- RECORDED INFORMATION -
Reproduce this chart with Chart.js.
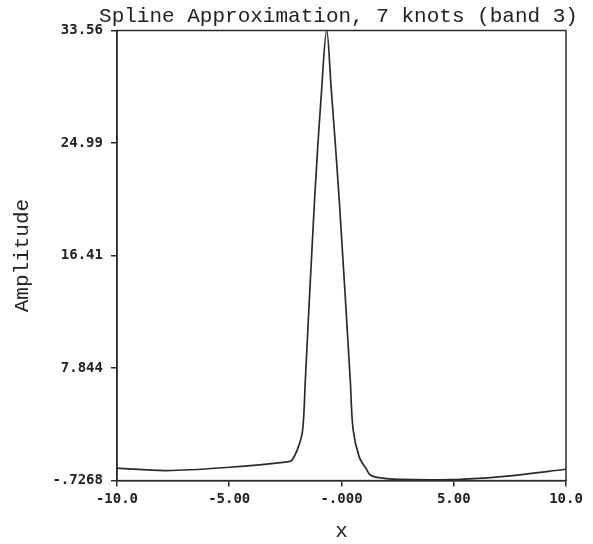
==
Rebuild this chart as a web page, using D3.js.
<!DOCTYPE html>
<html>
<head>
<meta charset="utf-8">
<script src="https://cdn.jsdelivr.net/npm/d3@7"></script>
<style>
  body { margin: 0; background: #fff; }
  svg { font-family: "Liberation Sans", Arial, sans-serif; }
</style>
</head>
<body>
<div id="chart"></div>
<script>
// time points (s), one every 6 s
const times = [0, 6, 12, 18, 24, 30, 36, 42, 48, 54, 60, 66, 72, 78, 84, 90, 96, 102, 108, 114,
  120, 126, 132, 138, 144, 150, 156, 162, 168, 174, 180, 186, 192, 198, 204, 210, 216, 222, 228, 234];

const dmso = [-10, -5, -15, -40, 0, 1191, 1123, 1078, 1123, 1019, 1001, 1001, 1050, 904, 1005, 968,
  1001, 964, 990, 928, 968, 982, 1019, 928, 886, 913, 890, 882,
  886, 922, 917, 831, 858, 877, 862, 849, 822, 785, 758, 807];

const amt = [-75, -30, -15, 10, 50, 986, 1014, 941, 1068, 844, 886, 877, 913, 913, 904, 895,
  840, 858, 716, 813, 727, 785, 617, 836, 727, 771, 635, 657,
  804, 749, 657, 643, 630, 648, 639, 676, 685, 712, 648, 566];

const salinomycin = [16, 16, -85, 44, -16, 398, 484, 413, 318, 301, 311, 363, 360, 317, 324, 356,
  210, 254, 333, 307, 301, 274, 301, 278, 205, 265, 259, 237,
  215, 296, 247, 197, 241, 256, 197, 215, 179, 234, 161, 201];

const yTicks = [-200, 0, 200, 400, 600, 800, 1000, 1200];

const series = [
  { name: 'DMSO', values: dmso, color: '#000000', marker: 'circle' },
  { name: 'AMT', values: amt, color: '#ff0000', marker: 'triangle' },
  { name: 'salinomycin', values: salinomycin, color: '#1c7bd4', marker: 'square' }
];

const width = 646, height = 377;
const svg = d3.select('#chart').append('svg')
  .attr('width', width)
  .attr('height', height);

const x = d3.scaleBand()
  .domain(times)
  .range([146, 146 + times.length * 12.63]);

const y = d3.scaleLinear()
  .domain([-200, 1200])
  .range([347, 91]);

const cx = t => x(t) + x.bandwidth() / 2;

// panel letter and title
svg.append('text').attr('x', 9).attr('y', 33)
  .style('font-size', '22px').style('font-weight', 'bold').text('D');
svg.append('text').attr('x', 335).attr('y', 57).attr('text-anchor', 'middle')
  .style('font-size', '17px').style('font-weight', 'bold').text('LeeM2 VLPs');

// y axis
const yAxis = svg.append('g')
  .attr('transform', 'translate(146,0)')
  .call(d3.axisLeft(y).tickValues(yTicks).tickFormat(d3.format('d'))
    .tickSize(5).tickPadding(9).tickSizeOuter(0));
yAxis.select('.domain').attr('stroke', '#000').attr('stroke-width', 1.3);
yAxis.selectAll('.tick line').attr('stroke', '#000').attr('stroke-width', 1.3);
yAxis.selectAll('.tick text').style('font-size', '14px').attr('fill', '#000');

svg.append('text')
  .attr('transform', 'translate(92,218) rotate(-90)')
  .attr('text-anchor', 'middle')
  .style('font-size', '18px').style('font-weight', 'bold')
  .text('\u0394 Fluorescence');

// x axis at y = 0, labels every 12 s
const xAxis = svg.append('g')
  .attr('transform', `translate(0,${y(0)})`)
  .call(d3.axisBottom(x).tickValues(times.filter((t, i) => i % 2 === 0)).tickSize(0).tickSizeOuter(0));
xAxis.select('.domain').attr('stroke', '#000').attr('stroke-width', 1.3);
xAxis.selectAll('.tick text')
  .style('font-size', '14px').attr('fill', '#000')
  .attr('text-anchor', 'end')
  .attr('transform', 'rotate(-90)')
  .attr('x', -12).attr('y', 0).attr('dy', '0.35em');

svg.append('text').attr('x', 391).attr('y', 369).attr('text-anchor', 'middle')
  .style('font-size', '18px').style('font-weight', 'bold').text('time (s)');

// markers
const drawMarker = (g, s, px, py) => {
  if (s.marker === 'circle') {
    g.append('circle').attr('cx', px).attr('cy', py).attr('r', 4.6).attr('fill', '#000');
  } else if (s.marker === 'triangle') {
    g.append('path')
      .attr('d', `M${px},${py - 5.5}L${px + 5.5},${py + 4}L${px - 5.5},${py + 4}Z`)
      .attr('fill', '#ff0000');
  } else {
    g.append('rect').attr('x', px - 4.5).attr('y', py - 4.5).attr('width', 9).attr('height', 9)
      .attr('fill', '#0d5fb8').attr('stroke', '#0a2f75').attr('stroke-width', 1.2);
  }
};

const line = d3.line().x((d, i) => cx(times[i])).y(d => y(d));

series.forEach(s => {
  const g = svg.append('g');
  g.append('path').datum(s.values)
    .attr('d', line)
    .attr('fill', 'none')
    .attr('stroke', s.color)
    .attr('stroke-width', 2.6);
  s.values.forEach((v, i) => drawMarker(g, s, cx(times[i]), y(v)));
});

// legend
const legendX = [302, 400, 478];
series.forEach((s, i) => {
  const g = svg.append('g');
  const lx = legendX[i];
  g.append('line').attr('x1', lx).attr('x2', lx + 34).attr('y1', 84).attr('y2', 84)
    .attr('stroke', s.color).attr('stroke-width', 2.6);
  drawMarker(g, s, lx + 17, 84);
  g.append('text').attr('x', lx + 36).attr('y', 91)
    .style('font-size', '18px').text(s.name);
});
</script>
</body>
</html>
...
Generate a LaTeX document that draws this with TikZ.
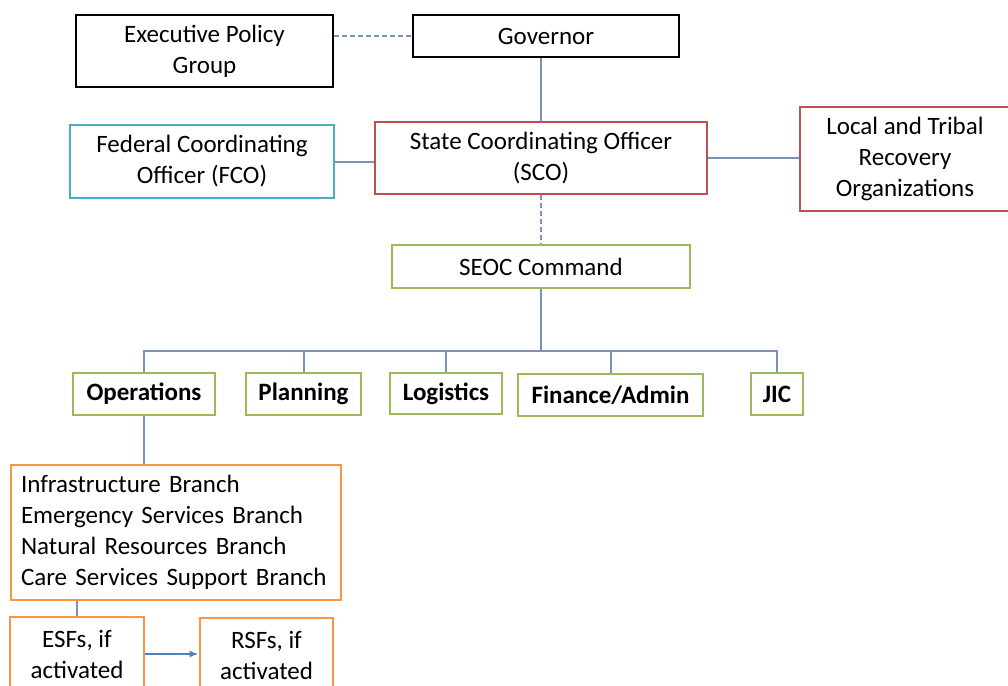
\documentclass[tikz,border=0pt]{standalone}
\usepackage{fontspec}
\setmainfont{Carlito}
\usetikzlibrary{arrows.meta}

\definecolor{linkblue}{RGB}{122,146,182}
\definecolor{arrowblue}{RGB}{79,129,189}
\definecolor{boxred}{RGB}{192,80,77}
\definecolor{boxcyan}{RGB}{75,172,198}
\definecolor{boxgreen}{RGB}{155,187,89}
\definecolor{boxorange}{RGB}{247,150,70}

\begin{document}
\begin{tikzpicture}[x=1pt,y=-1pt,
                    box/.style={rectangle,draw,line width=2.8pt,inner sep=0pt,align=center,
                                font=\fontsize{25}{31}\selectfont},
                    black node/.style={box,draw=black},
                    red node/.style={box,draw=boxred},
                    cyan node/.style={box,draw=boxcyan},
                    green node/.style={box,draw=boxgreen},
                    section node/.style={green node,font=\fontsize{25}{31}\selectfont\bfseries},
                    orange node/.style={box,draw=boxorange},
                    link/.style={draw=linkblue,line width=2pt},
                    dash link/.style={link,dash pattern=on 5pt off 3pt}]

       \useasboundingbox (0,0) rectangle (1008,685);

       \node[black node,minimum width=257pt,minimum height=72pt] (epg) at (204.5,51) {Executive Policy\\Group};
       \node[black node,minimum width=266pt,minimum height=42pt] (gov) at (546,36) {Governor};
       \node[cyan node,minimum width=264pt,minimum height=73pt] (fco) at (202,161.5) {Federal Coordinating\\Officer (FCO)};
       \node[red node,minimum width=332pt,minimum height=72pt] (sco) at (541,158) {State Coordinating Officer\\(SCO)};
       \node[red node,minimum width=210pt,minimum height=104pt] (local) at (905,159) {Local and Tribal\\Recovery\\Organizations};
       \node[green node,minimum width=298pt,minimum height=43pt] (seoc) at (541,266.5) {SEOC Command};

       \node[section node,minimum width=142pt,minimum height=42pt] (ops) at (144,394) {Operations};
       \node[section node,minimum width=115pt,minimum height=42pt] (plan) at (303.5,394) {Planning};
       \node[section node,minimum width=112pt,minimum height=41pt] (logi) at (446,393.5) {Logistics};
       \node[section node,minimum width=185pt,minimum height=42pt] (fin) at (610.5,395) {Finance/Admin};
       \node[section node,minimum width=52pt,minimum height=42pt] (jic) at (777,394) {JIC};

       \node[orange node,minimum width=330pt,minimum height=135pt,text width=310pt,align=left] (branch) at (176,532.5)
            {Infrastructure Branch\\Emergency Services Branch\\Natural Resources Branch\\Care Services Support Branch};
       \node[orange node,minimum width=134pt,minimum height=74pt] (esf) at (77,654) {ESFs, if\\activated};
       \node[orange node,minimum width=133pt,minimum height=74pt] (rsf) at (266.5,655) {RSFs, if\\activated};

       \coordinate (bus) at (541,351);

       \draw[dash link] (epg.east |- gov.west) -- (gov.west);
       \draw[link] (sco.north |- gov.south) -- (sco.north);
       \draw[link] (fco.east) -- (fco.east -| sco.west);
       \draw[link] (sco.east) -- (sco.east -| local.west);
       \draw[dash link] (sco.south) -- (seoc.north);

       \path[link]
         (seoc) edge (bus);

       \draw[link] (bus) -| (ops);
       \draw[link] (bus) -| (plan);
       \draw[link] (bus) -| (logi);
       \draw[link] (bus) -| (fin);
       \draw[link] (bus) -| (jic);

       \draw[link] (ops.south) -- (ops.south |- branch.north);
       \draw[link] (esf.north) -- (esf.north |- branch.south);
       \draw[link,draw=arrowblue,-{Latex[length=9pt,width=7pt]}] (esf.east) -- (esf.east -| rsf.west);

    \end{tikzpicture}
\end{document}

- THE PROBLEM -
Above are the records; from them, give again exactly the lines from the one containing "Rebuild this chart" to the one containing "785, 758, 807];", both lines included, and nothing more.

- SOLUTION -
Rebuild this chart as a web page, using D3.js.
<!DOCTYPE html>
<html>
<head>
<meta charset="utf-8">
<script src="https://cdn.jsdelivr.net/npm/d3@7"></script>
<style>
  body { margin: 0; background: #fff; }
  svg { font-family: "Liberation Sans", Arial, sans-serif; }
</style>
</head>
<body>
<div id="chart"></div>
<script>
// time points (s), one every 6 s
const times = [0, 6, 12, 18, 24, 30, 36, 42, 48, 54, 60, 66, 72, 78, 84, 90, 96, 102, 108, 114,
  120, 126, 132, 138, 144, 150, 156, 162, 168, 174, 180, 186, 192, 198, 204, 210, 216, 222, 228, 234];

const dmso = [-10, -5, -15, -40, 0, 1191, 1123, 1078, 1123, 1019, 1001, 1001, 1050, 904, 1005, 968,
  1001, 964, 990, 928, 968, 982, 1019, 928, 886, 913, 890, 882,
  886, 922, 917, 831, 858, 877, 862, 849, 822, 785, 758, 807];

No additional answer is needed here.